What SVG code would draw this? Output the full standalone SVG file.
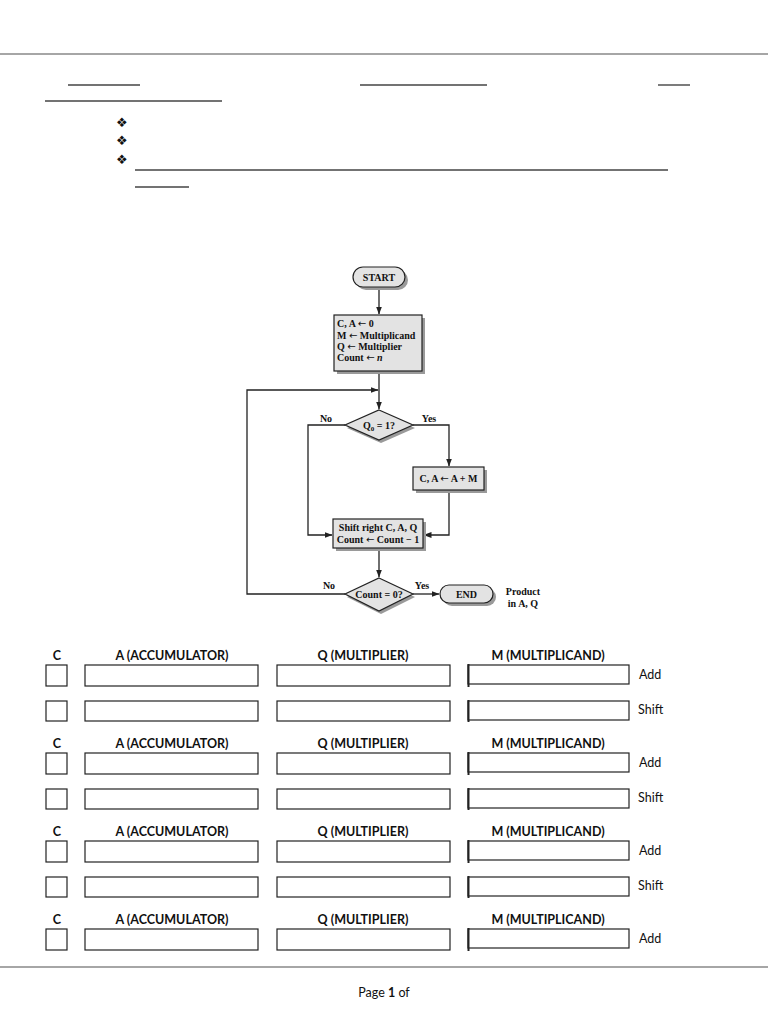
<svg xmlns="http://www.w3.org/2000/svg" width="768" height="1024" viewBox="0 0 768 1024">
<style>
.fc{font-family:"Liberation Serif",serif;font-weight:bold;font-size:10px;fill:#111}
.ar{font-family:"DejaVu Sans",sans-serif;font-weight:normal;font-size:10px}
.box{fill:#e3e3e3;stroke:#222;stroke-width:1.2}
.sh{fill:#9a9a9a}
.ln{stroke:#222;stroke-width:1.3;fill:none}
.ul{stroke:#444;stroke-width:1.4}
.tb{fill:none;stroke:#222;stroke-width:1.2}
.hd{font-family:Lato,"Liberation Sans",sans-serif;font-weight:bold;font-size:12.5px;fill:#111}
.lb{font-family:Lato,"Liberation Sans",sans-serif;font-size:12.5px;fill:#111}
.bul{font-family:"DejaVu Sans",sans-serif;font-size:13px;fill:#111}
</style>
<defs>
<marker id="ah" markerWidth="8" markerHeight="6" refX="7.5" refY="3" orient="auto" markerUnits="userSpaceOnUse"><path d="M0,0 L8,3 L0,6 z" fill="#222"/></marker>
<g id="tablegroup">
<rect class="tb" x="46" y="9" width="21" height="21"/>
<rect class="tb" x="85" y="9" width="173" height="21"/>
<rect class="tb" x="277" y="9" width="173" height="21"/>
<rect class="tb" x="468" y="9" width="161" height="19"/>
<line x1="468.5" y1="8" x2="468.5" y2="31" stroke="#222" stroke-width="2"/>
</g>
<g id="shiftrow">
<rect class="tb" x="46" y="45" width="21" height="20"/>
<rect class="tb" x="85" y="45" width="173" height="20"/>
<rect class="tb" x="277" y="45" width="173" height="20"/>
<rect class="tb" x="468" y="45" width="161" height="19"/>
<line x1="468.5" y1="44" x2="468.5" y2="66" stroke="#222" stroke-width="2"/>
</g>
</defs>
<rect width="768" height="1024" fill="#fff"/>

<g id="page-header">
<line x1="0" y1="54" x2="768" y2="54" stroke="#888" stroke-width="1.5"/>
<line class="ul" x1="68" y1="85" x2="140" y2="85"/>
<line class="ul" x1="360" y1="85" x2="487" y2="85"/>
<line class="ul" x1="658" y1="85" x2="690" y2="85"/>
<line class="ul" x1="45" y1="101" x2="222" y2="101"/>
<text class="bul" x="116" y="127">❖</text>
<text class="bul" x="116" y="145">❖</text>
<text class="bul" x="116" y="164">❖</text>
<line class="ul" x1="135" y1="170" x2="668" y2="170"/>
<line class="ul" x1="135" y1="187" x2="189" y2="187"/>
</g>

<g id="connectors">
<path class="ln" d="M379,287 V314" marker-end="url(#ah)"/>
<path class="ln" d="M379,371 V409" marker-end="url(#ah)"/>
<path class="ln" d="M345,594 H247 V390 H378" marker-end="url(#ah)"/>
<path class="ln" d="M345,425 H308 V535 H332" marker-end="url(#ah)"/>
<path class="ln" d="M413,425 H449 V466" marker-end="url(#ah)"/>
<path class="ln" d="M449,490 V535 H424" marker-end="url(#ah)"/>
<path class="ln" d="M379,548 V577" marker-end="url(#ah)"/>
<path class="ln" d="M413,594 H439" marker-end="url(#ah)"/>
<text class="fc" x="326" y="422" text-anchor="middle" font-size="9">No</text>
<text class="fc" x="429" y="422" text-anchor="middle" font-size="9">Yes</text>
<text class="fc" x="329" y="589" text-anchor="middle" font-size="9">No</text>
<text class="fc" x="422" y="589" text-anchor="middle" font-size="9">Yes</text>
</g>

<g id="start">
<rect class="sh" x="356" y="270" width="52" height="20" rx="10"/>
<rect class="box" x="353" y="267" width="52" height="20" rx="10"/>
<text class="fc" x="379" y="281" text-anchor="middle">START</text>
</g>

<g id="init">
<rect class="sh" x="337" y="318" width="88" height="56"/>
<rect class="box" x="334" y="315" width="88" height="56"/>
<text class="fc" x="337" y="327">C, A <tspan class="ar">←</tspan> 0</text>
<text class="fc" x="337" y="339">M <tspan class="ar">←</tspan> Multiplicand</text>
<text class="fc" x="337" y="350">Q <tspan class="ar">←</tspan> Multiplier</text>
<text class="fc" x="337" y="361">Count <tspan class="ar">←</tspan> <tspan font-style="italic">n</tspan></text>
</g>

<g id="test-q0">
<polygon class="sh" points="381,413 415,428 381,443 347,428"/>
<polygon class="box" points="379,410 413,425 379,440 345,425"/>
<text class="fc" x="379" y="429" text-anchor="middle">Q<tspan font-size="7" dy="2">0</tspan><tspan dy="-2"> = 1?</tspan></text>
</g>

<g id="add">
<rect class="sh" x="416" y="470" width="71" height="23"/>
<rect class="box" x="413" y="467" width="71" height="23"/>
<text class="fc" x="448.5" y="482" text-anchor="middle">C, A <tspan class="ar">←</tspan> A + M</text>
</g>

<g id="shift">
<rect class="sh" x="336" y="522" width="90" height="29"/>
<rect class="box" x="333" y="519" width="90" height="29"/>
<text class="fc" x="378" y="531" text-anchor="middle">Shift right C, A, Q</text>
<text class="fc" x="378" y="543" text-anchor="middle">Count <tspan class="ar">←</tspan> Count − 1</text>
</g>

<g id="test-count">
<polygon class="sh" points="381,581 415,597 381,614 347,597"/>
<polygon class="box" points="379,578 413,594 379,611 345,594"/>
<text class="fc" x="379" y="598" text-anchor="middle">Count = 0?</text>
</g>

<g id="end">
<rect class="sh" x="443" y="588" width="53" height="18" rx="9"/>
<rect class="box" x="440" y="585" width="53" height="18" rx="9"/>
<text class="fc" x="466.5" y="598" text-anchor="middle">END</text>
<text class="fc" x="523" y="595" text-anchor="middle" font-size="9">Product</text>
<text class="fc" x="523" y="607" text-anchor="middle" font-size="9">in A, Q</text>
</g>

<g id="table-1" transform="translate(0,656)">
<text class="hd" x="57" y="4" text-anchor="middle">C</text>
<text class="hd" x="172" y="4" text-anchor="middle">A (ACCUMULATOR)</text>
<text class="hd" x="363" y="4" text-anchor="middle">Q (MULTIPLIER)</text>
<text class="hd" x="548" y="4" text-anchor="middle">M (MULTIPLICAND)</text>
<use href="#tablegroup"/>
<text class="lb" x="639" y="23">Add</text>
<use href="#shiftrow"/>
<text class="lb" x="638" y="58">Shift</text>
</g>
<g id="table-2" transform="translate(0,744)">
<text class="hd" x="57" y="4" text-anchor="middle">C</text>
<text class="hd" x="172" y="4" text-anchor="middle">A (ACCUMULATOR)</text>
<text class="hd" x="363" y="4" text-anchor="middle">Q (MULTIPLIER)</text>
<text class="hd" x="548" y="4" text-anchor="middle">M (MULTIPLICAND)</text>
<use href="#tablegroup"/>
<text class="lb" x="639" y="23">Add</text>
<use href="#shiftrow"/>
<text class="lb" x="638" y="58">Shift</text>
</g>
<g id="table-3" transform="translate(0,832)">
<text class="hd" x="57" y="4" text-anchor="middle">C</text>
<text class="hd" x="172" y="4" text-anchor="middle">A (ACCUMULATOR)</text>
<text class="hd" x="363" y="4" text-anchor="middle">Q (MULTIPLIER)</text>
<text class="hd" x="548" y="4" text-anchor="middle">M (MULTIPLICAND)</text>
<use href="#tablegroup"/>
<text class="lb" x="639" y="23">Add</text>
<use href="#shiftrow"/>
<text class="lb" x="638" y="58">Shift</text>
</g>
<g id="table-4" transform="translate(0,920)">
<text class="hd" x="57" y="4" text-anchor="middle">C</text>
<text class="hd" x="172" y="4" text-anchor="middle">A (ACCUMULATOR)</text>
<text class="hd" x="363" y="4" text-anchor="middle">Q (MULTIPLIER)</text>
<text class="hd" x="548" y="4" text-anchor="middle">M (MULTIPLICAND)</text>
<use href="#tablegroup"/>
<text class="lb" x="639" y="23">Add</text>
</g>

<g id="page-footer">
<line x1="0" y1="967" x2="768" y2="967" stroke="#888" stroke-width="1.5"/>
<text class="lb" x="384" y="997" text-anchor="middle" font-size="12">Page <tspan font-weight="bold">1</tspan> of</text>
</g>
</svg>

┄┄┄┄┄┄

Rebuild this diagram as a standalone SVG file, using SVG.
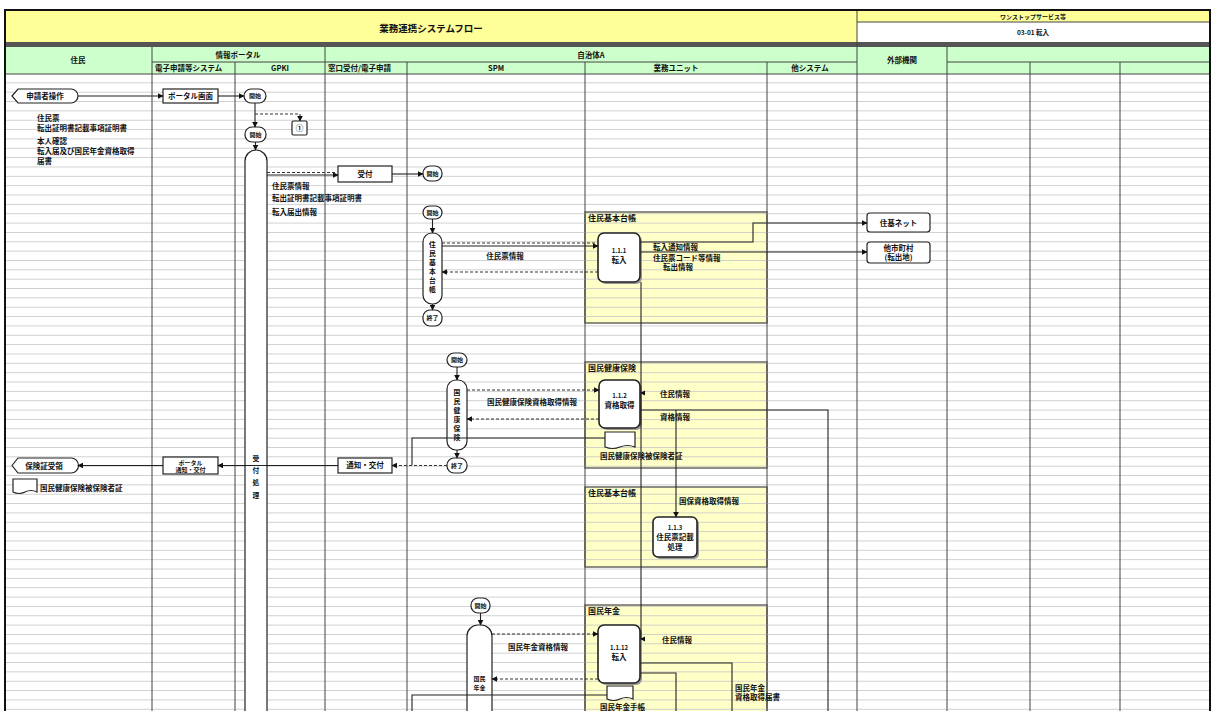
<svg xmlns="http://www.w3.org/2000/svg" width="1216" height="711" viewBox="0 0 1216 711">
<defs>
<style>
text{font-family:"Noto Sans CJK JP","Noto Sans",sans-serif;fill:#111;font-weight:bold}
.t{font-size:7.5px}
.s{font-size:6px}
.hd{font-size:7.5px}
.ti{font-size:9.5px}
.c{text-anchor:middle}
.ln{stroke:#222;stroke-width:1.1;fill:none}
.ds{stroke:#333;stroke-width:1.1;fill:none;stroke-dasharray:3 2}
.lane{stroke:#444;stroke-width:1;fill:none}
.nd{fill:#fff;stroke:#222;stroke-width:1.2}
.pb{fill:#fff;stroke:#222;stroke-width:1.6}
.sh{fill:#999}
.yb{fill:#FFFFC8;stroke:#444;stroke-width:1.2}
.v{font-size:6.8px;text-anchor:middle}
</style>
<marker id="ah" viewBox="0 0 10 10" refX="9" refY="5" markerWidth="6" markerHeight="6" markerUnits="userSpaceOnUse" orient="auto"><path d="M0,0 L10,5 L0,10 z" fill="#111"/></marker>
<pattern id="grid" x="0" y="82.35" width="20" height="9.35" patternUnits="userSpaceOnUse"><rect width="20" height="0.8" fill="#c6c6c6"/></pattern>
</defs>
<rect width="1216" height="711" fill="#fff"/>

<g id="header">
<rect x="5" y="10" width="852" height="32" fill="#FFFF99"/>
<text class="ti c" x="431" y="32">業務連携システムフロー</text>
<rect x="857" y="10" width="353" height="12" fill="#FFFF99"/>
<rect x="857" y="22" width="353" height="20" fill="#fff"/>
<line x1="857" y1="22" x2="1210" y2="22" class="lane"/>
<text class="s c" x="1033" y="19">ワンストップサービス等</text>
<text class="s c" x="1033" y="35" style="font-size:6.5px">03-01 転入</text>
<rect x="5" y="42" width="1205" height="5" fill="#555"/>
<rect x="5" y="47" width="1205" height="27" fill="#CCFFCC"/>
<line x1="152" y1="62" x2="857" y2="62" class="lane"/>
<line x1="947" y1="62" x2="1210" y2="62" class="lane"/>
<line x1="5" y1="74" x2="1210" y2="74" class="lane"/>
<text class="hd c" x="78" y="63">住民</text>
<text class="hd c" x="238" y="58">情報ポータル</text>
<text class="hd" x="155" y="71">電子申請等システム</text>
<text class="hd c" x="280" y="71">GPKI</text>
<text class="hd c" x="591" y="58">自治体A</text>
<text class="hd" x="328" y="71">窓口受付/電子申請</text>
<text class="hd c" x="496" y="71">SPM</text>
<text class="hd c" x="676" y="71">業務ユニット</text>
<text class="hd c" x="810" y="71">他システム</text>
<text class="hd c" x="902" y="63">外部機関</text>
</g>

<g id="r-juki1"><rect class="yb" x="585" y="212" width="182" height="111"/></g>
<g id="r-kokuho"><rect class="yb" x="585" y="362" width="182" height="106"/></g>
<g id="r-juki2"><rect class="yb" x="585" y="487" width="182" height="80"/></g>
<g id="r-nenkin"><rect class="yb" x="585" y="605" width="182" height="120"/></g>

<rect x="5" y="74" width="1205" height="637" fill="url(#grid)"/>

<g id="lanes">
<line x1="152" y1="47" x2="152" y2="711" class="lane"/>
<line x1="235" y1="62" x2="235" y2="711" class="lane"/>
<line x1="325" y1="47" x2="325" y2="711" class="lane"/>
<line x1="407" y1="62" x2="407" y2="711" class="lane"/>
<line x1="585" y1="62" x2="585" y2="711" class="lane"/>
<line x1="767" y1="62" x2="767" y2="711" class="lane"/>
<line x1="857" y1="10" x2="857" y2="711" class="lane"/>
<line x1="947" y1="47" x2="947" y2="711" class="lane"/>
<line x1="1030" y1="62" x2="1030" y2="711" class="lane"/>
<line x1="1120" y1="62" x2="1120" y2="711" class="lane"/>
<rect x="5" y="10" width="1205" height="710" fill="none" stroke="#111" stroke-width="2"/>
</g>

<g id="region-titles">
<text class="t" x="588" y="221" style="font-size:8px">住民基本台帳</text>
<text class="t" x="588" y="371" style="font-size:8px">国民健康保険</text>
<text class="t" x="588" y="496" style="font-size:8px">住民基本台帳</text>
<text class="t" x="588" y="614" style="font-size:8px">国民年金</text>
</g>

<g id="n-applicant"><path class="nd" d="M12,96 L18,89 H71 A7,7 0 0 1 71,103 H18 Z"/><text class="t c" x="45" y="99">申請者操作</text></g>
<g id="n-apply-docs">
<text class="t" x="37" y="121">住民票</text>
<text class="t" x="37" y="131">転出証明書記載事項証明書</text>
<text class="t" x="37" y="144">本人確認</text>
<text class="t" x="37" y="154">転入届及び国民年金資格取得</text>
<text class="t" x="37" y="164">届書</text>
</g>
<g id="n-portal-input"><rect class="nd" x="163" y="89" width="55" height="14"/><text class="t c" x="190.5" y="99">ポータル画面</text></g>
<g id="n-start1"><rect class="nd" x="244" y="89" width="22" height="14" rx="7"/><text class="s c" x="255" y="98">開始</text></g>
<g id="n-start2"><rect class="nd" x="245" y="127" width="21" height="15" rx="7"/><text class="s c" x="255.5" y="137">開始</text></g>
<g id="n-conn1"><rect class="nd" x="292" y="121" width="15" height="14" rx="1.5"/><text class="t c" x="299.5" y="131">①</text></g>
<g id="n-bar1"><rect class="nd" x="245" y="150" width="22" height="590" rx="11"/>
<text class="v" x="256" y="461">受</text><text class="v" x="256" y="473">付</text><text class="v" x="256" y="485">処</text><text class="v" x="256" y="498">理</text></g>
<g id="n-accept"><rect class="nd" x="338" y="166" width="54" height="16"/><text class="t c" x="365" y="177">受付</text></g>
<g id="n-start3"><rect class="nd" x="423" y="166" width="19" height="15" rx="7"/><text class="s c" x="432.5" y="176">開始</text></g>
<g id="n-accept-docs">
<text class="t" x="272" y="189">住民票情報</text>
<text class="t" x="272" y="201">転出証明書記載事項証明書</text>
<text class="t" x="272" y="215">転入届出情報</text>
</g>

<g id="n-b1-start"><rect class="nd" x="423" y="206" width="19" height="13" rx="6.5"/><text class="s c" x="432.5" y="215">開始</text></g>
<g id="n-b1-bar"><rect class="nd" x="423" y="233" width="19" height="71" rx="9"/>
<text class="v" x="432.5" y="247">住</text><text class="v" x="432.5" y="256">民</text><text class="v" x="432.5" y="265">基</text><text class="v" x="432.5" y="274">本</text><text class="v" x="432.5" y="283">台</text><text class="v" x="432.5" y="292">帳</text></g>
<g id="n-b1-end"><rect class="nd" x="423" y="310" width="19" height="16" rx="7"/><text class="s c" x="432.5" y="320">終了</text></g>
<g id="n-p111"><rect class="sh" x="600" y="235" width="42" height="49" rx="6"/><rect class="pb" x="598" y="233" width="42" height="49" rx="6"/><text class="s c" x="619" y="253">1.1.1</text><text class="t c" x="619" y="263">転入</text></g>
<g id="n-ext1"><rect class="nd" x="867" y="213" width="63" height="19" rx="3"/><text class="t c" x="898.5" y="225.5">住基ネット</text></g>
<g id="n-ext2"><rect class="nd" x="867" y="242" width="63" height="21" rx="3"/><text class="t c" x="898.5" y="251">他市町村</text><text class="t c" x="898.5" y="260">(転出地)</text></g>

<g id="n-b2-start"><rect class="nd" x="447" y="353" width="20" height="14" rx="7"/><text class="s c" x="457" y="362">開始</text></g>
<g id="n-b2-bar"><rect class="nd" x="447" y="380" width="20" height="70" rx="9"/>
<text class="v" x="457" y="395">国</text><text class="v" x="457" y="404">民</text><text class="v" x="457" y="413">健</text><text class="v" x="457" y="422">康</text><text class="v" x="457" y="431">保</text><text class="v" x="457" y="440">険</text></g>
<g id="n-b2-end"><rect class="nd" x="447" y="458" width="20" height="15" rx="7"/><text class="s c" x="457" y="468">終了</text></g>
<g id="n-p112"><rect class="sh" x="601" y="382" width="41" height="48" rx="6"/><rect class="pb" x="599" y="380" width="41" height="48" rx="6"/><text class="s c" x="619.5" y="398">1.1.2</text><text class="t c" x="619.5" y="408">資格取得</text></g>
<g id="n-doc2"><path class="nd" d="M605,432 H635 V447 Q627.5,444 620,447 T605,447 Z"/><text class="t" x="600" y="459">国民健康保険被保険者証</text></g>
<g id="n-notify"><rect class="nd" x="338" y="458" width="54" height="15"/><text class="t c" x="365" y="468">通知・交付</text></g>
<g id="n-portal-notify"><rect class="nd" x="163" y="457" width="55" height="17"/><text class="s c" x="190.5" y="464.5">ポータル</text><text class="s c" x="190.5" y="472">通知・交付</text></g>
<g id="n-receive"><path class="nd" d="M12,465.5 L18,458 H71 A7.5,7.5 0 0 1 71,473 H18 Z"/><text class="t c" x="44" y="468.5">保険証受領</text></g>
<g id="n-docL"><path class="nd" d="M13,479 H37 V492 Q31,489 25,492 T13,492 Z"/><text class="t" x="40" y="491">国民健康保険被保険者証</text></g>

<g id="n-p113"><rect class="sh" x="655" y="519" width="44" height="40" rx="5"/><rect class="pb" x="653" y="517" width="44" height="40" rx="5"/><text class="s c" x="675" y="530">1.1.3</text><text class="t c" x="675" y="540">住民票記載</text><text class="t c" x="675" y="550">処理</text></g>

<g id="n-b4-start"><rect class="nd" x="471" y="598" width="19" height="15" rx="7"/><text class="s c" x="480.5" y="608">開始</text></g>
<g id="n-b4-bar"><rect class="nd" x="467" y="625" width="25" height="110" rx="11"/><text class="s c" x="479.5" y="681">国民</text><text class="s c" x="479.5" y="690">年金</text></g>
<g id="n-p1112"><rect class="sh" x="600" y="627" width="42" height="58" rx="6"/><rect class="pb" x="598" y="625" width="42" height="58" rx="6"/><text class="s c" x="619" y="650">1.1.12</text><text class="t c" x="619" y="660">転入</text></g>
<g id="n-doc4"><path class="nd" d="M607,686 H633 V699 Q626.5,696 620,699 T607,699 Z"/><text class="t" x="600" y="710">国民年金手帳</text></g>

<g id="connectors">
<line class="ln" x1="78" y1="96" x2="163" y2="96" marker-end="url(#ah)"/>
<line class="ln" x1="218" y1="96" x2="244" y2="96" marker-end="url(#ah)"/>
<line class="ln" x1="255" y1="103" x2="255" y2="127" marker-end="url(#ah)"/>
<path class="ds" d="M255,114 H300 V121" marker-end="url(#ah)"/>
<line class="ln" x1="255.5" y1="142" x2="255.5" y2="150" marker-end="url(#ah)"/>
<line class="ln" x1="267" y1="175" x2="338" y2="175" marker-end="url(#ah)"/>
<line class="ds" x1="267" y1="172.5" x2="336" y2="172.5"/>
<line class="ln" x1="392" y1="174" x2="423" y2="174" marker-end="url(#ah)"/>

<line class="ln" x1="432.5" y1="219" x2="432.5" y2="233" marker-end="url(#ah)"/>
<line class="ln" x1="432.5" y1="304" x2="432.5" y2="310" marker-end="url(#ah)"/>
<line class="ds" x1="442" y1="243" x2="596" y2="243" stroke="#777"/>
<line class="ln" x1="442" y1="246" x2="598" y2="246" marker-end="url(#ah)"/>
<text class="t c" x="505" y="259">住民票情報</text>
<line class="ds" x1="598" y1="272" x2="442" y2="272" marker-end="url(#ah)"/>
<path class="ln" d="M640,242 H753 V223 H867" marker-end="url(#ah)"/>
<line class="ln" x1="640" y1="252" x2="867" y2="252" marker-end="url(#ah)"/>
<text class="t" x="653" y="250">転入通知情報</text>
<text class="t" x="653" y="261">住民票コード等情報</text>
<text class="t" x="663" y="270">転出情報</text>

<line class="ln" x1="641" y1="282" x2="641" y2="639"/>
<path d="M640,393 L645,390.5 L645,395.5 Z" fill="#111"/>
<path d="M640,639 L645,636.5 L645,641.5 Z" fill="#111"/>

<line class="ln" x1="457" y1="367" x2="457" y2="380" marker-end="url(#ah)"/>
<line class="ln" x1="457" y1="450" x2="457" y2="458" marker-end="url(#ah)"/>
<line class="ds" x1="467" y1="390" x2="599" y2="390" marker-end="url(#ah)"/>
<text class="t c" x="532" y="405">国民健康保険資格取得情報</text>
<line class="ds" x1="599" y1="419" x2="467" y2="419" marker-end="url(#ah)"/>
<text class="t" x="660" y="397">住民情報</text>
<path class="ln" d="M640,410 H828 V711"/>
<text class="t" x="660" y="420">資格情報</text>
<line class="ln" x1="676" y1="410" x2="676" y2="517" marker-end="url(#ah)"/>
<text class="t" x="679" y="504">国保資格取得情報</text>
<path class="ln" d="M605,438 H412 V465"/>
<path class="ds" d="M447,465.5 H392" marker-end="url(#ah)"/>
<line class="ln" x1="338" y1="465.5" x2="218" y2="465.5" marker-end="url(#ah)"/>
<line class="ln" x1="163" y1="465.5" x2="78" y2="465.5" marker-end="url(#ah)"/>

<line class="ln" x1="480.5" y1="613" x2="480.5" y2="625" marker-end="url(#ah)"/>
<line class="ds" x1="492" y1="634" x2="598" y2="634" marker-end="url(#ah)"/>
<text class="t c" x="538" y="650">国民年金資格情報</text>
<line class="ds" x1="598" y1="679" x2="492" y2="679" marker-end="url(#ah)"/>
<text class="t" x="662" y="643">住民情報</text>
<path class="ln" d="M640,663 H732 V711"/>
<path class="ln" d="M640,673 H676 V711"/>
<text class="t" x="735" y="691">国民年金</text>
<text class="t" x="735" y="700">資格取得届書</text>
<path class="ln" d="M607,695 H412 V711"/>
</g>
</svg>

┄┄┄┄┄┄

Short exercise = Make a list of all lines in the data that contain "standalone".

Response below =
What SVG code would draw this? Output the full standalone SVG file.
Rebuild this diagram as a standalone SVG file, using SVG.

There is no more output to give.